Ortografia: «microrreserva»

A ortografia também é uma flor

 

     

      «No Poceirão, a planta [Elatine brochonii] encontrou “condições precisas”, tão boas que até floresceu em maior quantidade do que em Valência, Espanha, onde as autoridades criaram uma micro-reserva para a proteger» («Passeio com alunos permitiu descobrir planta rara no Poceirão», Diário de Notícias, 13.06.2011, p. 17).

      Se dependesse da ortografia, a planta rara nunca teria sobrevivido, pois com o prefixo micro nunca se usa hífen. Logo, microrreserva.

 

 

[Texto 140]

Tradução: «fatality»

Não é fatalidade, é descuido

 

 

      «Já o ministro da saúde [sic] alemão, Daniel Bahr, admitiu ao mesmo jornal [Bild] que a expectativa é que continuem a morrer pessoas devido a esta bactéria. “Não podemos excluir a hipótese de haver mais fatalidades. É um pensamento doloroso ser esta a realidade”, afirmou» («100 doentes precisam de transplante ou diálise», Diário de Notícias, 13.06.2011, p. 16).

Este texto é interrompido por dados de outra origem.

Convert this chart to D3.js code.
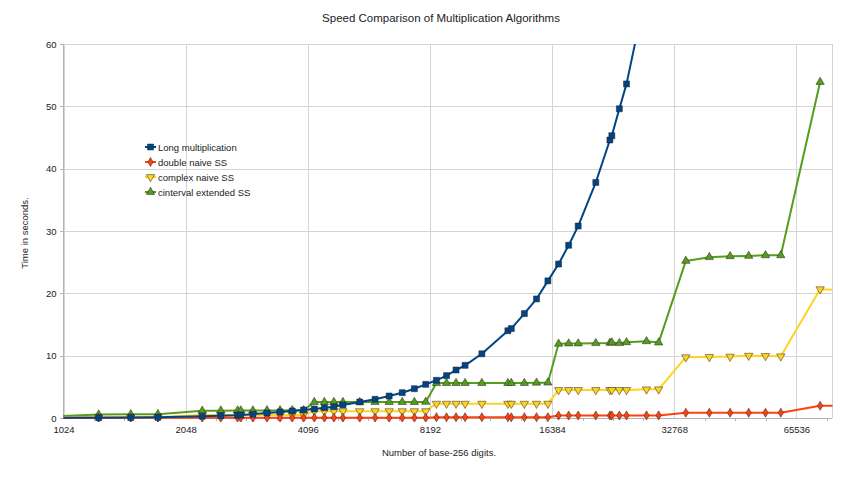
<!DOCTYPE html>
<html lang="en">
<head>
    <meta charset="UTF-8">
    <title>Speed Comparison of Multiplication Algorithms</title>
    <script src="https://d3js.org/d3.v7.min.js"></script>
    <style>
        body { margin: 0; background: #fff; }
        text { font-family: "Liberation Sans", Arial, sans-serif; fill: #222; }
        .grid-line { stroke: #d4d4d4; stroke-width: 1px; shape-rendering: crispEdges; }
        .axis-line { stroke: #b3b3b3; stroke-width: 1px; shape-rendering: crispEdges; }
        .series-line { fill: none; stroke-width: 2px; stroke-linejoin: round; }
    </style>
</head>
<body>
    <div id="chart"></div>

    <script>
        // number of base-256 digits (x values)
        const digits = [1000, 1250, 1500, 1750, 2250, 2500, 2750, 2800, 3000, 3250, 3500, 3750, 4000,
            4250, 4500, 4750, 5000, 5500, 6000, 6500, 7000, 7500, 8000,
            8500, 9000, 9500, 10000, 11000, 12750, 13000, 14000, 15000, 16000,
            17000, 18000, 19000, 21000, 22750, 23000, 24000, 25000, 28000, 30000,
            35000, 40000, 45000, 50000, 55000, 60000, 75000, 90000];

        const longMult = [0.03, 0.05, 0.08, 0.12, 0.3, 0.38, 0.46, 0.5, 0.62, 0.8, 0.97, 1.12, 1.28,
            1.45, 1.65, 1.82, 2.1, 2.57, 3.0, 3.53, 4.06, 4.7, 5.4,
            6.05, 6.8, 7.7, 8.45, 10.3, 14.0, 14.35, 16.75, 19.1, 22.0,
            24.7, 27.7, 30.8, 37.8, 44.6, 45.3, 49.6, 53.6, 68.8, null,
            null, null, null, null, null, null, null, null];

        const doubleNaive = [0.03, 0.03, 0.03, 0.03, 0.03, 0.03, 0.03, 0.03, 0.03, 0.03, 0.03, 0.03, 0.03,
            0.04, 0.04, 0.04, 0.04, 0.04, 0.04, 0.04, 0.04, 0.04, 0.04,
            0.12, 0.12, 0.12, 0.12, 0.12, 0.12, 0.12, 0.12, 0.12, 0.12,
            0.4, 0.4, 0.4, 0.4, 0.4, 0.4, 0.4, 0.4, 0.42, 0.42,
            0.85, 0.85, 0.85, 0.85, 0.85, 0.85, 1.97, 1.93];

        const complexNaive = [0.12, 0.12, 0.12, 0.14, 0.5, 0.5, 0.5, 0.5, 0.5, 0.5, 0.5, 0.5, 0.5,
            1.1, 1.1, 1.1, 1.1, 1.1, 1.1, 1.1, 1.1, 1.1, 1.1,
            2.3, 2.3, 2.3, 2.3, 2.3, 2.3, 2.3, 2.3, 2.3, 2.3,
            4.5, 4.5, 4.5, 4.5, 4.5, 4.5, 4.5, 4.5, 4.6, 4.6,
            9.75, 9.8, 9.85, 10.0, 9.95, 9.9, 20.66, 20.45];

        const intervalExt = [0.3, 0.55, 0.6, 0.62, 1.15, 1.18, 1.2, 1.2, 1.2, 1.22, 1.22, 1.25, 1.25,
            2.55, 2.55, 2.55, 2.55, 2.55, 2.55, 2.55, 2.55, 2.55, 2.58,
            5.6, 5.6, 5.6, 5.6, 5.6, 5.6, 5.6, 5.6, 5.65, 5.67,
            11.9, 11.95, 11.95, 12.0, 12.05, 12.1, 12.0, 12.15, 12.3, 12.1,
            25.2, 25.8, 25.95, 26.0, 26.1, 26.1, 53.9, null];

        const seriesNames = ["Long multiplication", "double naive SS", "complex naive SS", "cinterval extended SS"];
        const seriesColors = ["#004586", "#ff420e", "#ffd320", "#579d1c"];
        const xTicks = [1024, 2048, 4096, 8192, 16384, 32768, 65536];
        const yTicks = [0, 10, 20, 30, 40, 50, 60];

        const W = 863, H = 479;
        const plot = { left: 63.5, right: 831.5, top: 44, bottom: 418 };

        const svg = d3.select("#chart")
          .append("svg")
            .attr("width", W)
            .attr("height", H);

        const x = d3.scaleLog().base(2)
            .domain([1024, 80000])
            .range([plot.left, plot.right]);

        const y = d3.scaleLinear()
            .domain([0, 60])
            .range([plot.bottom, plot.top]);

        // title
        svg.append("text")
            .attr("x", 441)
            .attr("y", 22)
            .attr("text-anchor", "middle")
            .style("font-size", "11.5px")
            .text("Speed Comparison of Multiplication Algorithms");

        // grid
        svg.selectAll(".hgrid")
            .data(yTicks)
            .enter()
            .append("line")
            .attr("class", "grid-line")
            .attr("x1", plot.left)
            .attr("x2", plot.right)
            .attr("y1", d => Math.round(y(d)) + 0.5)
            .attr("y2", d => Math.round(y(d)) + 0.5);

        svg.selectAll(".vgrid")
            .data(xTicks.concat([80000]))
            .enter()
            .append("line")
            .attr("class", "grid-line")
            .attr("x1", d => Math.round(x(d)) + 0.5)
            .attr("x2", d => Math.round(x(d)) + 0.5)
            .attr("y1", plot.top)
            .attr("y2", plot.bottom);

        // axes
        const xAxis = svg.append("g")
            .attr("transform", `translate(0,${Math.round(plot.bottom) + 0.5})`)
            .call(d3.axisBottom(x).tickValues(xTicks).tickFormat(d3.format("d")).tickSize(0).tickPadding(8));
        xAxis.select(".domain").remove();
        xAxis.selectAll("text").style("font-size", "9.5px").style("fill", "#222");

        // minor ticks on x
        const minor = [];
        xTicks.forEach(t => { [1.19, 1.41, 1.68].forEach(f => { if (t * f < 80000) minor.push(t * f); }); });
        svg.selectAll(".minor-tick")
            .data(minor)
            .enter()
            .append("line")
            .attr("class", "axis-line")
            .attr("x1", d => Math.round(x(d)) + 0.5)
            .attr("x2", d => Math.round(x(d)) + 0.5)
            .attr("y1", plot.bottom)
            .attr("y2", plot.bottom + 3);

        const yAxis = svg.append("g")
            .attr("transform", `translate(${Math.round(plot.left) - 0.5},0)`)
            .call(d3.axisLeft(y).tickValues(yTicks).tickSize(4).tickPadding(3));
        yAxis.select(".domain").remove();
        yAxis.selectAll("line").attr("class", "axis-line");
        yAxis.selectAll("text").style("font-size", "9.5px").style("fill", "#222");

        svg.append("line")
            .attr("class", "axis-line")
            .attr("x1", Math.round(plot.left) - 0.5).attr("x2", Math.round(plot.left) - 0.5)
            .attr("y1", plot.top).attr("y2", plot.bottom);
        svg.append("line")
            .attr("class", "axis-line")
            .attr("x1", plot.left).attr("x2", plot.right)
            .attr("y1", Math.round(plot.bottom) + 0.5).attr("y2", Math.round(plot.bottom) + 0.5);

        // axis titles
        svg.append("text")
            .attr("x", 439)
            .attr("y", 456)
            .attr("text-anchor", "middle")
            .style("font-size", "9.5px")
            .text("Number of base-256 digits.");

        svg.append("text")
            .attr("transform", "translate(28,233) rotate(-90)")
            .attr("text-anchor", "middle")
            .style("font-size", "9.5px")
            .text("Time in seconds.");

        // clip to plot area
        svg.append("clipPath")
            .attr("id", "plot-clip")
          .append("rect")
            .attr("x", plot.left)
            .attr("y", plot.top)
            .attr("width", plot.right - plot.left + 1)
            .attr("height", plot.bottom - plot.top + 4);

        const symbols = [
            { type: d3.symbolSquare, size: 36, rot: 0 },
            { type: d3.symbolDiamond, size: 24, rot: 0 },
            { type: d3.symbolTriangle, size: 30, rot: 180 },
            { type: d3.symbolTriangle, size: 30, rot: 0 }
        ];

        const allSeries = [longMult, doubleNaive, complexNaive, intervalExt];
        const plotG = svg.append("g").attr("clip-path", "url(#plot-clip)");

        // last series first so long multiplication ends up on top
        [3, 2, 1, 0].forEach(i => {
            const vals = allSeries[i];
            const pts = digits.map((d, j) => ({ x: d, v: vals[j] }));
            const line = d3.line()
                .defined(d => d.v != null)
                .x(d => x(d.x))
                .y(d => y(d.v));
            plotG.append("path")
                .attr("class", "series-line")
                .attr("d", line(pts))
                .style("stroke", seriesColors[i]);

            plotG.selectAll(".pt" + i)
                .data(pts.filter(d => d.v != null))
                .enter()
                .append("path")
                .attr("d", d3.symbol().type(symbols[i].type).size(symbols[i].size))
                .attr("transform", d => `translate(${x(d.x)},${y(d.v)}) rotate(${symbols[i].rot})`)
                .style("fill", seriesColors[i])
                .style("stroke", "#222")
                .style("stroke-width", 0.5);
        });

        // legend
        const legend = svg.append("g");
        seriesNames.forEach((name, i) => {
            const ly = 147 + i * 15;
            legend.append("line")
                .attr("x1", 145).attr("x2", 156)
                .attr("y1", ly).attr("y2", ly)
                .style("stroke", seriesColors[i])
                .style("stroke-width", 2);
            legend.append("path")
                .attr("d", d3.symbol().type(symbols[i].type).size(symbols[i].size))
                .attr("transform", `translate(150.5,${ly}) rotate(${symbols[i].rot})`)
                .style("fill", seriesColors[i])
                .style("stroke", "#222")
                .style("stroke-width", 0.5);
            legend.append("text")
                .attr("x", 158)
                .attr("y", ly + 3.5)
                .style("font-size", "9.5px")
                .text(name);
        });
    </script>
</body>
</html>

      Mal traduzido do inglês, foi isso mesmo que o ministro afirmou. «More fatalities cannot be ruled out, painful though it is to say so.» A nossa jornalista não se lembrou de que a nossa fatalidade é um acontecimento com consequências graves ou trágicas, uma desgraça, enfim. A fatality da língua inglesa é, entre outras acepções, morte, acidente mortal, vítima mortal. Errar nisto não é uma fatalidade.

 

[Texto 139]

«Testamento vital»

Para antes da morte

 

 

      «Penso que sim. Acho que deveriam ter outro nome e chamar-se declaração de vontade antecipada, porque é suposto que seja [sic] usados quando a pessoa ainda está viva, mas sem o poder de todas as suas faculdades. E o testamento só produz efeitos após a morte.» Está bem visto. O que se pretende, com o testamento vital, é que a vontade do «testador» seja atendida ainda quando vive mas não se encontra em condições de a manifestar. Quem o afirma é Carla Soares, ex-bastonária da Ordem dos Notários, em entrevista a Ana Bela Ferreira para o Diário de Notícias («“Lei actual é de 1975 e está de acordo com uma realidade desfasada dos nossos dias”», Ana Bela Ferreira, Diário de Notícias, 13.06.2011, p. 15).

 

 

[Texto 138]

«Tigre Celta»

Algo maior

 

 

      «Habituámo-nos nos últimos anos a chamar à Irlanda o tigre celta, expressão que junta o dinamismo económico de tipo asiático à velha herança da ilha, testemunhada pelo Livro de Keels, um manuscrito do século IX célebre pelas suas iluminuras, e pela sobrevivência do gaélico, apesar da tremenda influência da língua inglesa» («Que animal se esconde por trás do tigre celta?», Leonídio Paulo Ferreira, Diário de Notícias, 13.06.2011, p. 7).

      Só podemos dizer que é um mau hábito: trata-se de um prosónimo, conceito que já aqui tratámos, pelo que se escreverá com maiúsculas iniciais: Tigre Celta.